◆ Written request: Work out how many lines contain "this". Reply with the count alone.
═════ Information provided
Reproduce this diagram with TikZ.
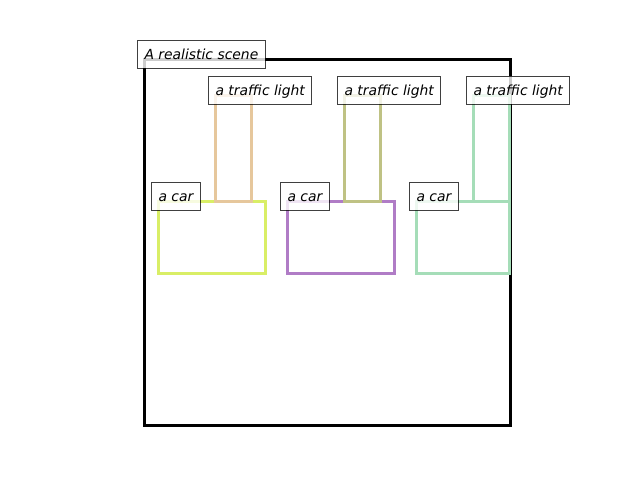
\documentclass[tikz,border=0pt]{standalone}
\usepackage{fontspec}
\setmainfont{DejaVu Sans}
\begin{document}
\begin{tikzpicture}[x=1pt,y=-1pt,
  lbl/.style={draw=black,draw opacity=0.75,fill=white,fill opacity=0.8,text opacity=1,
    line width=1pt,anchor=base west,xshift=-7pt,inner xsep=7pt,inner ysep=7pt,
    text height=12pt,text depth=2pt,font=\fontsize{13.9pt}{16pt}\selectfont\itshape},
  box/.style={line width=3pt,line join=miter}]
\useasboundingbox (0,0) rectangle (640,480);
\definecolor{tlA}{HTML}{E6C79C}
\definecolor{carA}{HTML}{D9EE66}
\definecolor{carB}{HTML}{B07CC6}
\definecolor{tlB}{HTML}{BFC284}
\definecolor{carC}{HTML}{A5DDB8}
\draw[box,black] (144,59) rectangle (510,425);
% cars
\draw[box,carA] (158,201) rectangle (265,273);
\draw[box,carB] (287,201) rectangle (394,273);
\draw[box,carC] (416,201) rectangle (509,273);
% traffic lights
\draw[box,tlA] (215,95) rectangle (251,201);
\draw[box,tlB] (344,95) rectangle (380,201);
\draw[box,carC] (473,95) rectangle (509,201);
% labels
\node[lbl] (scene) at (144,59) {A realistic scene};
\node[lbl] (tl1) at (215,95) {a traffic light};
\node[lbl] (tl2) at (344,95) {a traffic light};
\node[lbl] (tl3) at (473,95) {a traffic light};
\node[lbl] (car1) at (158,201) {a car};
\node[lbl] (car2) at (287,201) {a car};
\node[lbl] (car3) at (416,201) {a car};
\end{tikzpicture}
\end{document}
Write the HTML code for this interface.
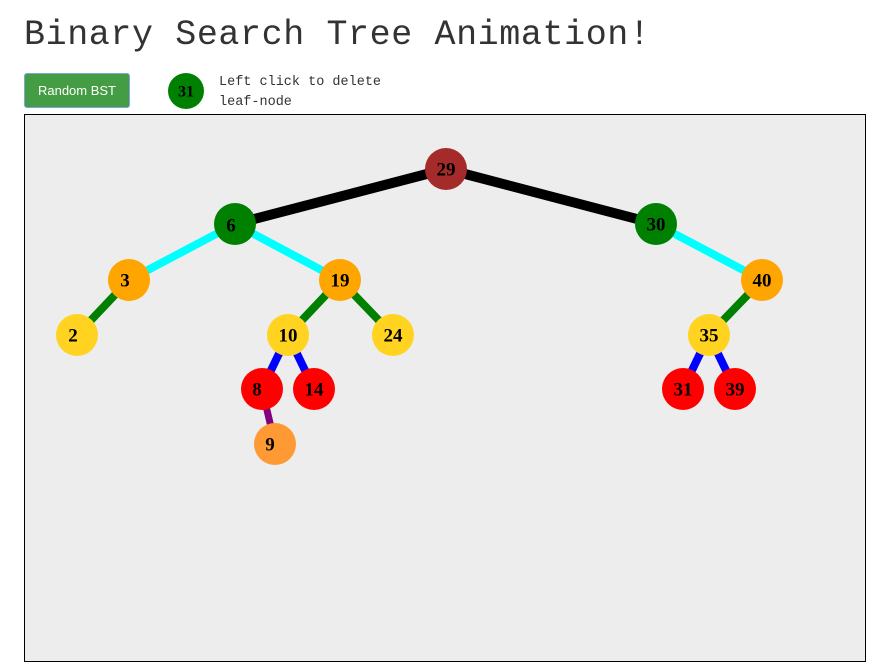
<!DOCTYPE html>
<html><head><style>
body{margin:0;background:#fff;width:884px;height:671px;position:relative;overflow:hidden;font-family:"Liberation Mono",monospace}
h1{position:absolute;left:24px;top:15px;margin:0;font-size:35px;font-weight:normal;color:#333;letter-spacing:0.6px}
.btn{position:absolute;left:24px;top:73px;width:104px;height:33px;background:#449d44;border:1px solid #7aa7e0;border-radius:3px;color:#fff;font:13px "Liberation Sans",sans-serif;display:flex;align-items:center;justify-content:center}
.hint{position:absolute;left:219px;top:73px;font-size:13.5px;line-height:20px;color:#333}
svg text{font-family:"Liberation Serif",serif;font-weight:bold;font-size:19px;text-anchor:middle;dominant-baseline:central}
</style></head><body>
<h1>Binary Search Tree Animation!</h1>
<div class="btn">Random BST</div>
<svg style="position:absolute;left:168px;top:73px" width="38" height="38"><circle cx="18" cy="18" r="18" fill="#008000"/><text x="18" y="19" style="font-family:'Liberation Serif',serif;font-weight:bold;font-size:16px;text-anchor:middle;dominant-baseline:central">31</text></svg>
<div class="hint">Left click to delete<br>leaf-node</div>
<svg style="position:absolute;left:0;top:0" width="884" height="671">
<rect x="24.5" y="114.5" width="841" height="547" fill="#ededed" stroke="#000"/>
<g stroke-linecap="butt">
<line x1="446" y1="169" x2="235" y2="224" stroke="#000" stroke-width="10"/>
<line x1="446" y1="169" x2="656" y2="224" stroke="#000" stroke-width="10"/>
<line x1="235" y1="224" x2="129" y2="280" stroke="#0ff" stroke-width="8"/>
<line x1="235" y1="224" x2="340" y2="280" stroke="#0ff" stroke-width="8"/>
<line x1="656" y1="224" x2="762" y2="280" stroke="#0ff" stroke-width="8"/>
<line x1="129" y1="280" x2="77" y2="335" stroke="#008000" stroke-width="8"/>
<line x1="340" y1="280" x2="288" y2="335" stroke="#008000" stroke-width="8"/>
<line x1="340" y1="280" x2="393" y2="335" stroke="#008000" stroke-width="8"/>
<line x1="762" y1="280" x2="709" y2="335" stroke="#008000" stroke-width="8"/>
<line x1="288" y1="335" x2="262" y2="389" stroke="#00f" stroke-width="8"/>
<line x1="288" y1="335" x2="314" y2="389" stroke="#00f" stroke-width="8"/>
<line x1="709" y1="335" x2="683" y2="389" stroke="#00f" stroke-width="8"/>
<line x1="709" y1="335" x2="735" y2="389" stroke="#00f" stroke-width="8"/>
<line x1="262" y1="389" x2="275" y2="444" stroke="#800080" stroke-width="7"/>
</g>
<g>
<circle cx="446" cy="169" r="21" fill="#a52a2a"/><text x="446" y="170">29</text>
<circle cx="235" cy="224" r="21" fill="#008000"/><text x="231" y="226">6</text>
<circle cx="656" cy="224" r="21" fill="#008000"/><text x="656" y="225">30</text>
<circle cx="129" cy="280" r="21" fill="#ffa500"/><text x="125" y="281">3</text>
<circle cx="340" cy="280" r="21" fill="#ffa500"/><text x="340" y="281">19</text>
<circle cx="762" cy="280" r="21" fill="#ffa500"/><text x="762" y="281">40</text>
<circle cx="77" cy="335" r="21" fill="#ffd320"/><text x="73" y="336">2</text>
<circle cx="288" cy="335" r="21" fill="#ffd320"/><text x="288" y="336">10</text>
<circle cx="393" cy="335" r="21" fill="#ffd320"/><text x="393" y="336">24</text>
<circle cx="709" cy="335" r="21" fill="#ffd320"/><text x="709" y="336">35</text>
<circle cx="262" cy="389" r="21" fill="#f00"/><text x="257" y="390">8</text>
<circle cx="314" cy="389" r="21" fill="#f00"/><text x="314" y="390">14</text>
<circle cx="683" cy="389" r="21" fill="#f00"/><text x="683" y="390">31</text>
<circle cx="735" cy="389" r="21" fill="#f00"/><text x="735" y="390">39</text>
<circle cx="275" cy="444" r="21" fill="#ff9933"/><text x="270" y="445">9</text>
</g>
</svg>
</body></html>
══════════
◆ Result of the task: 2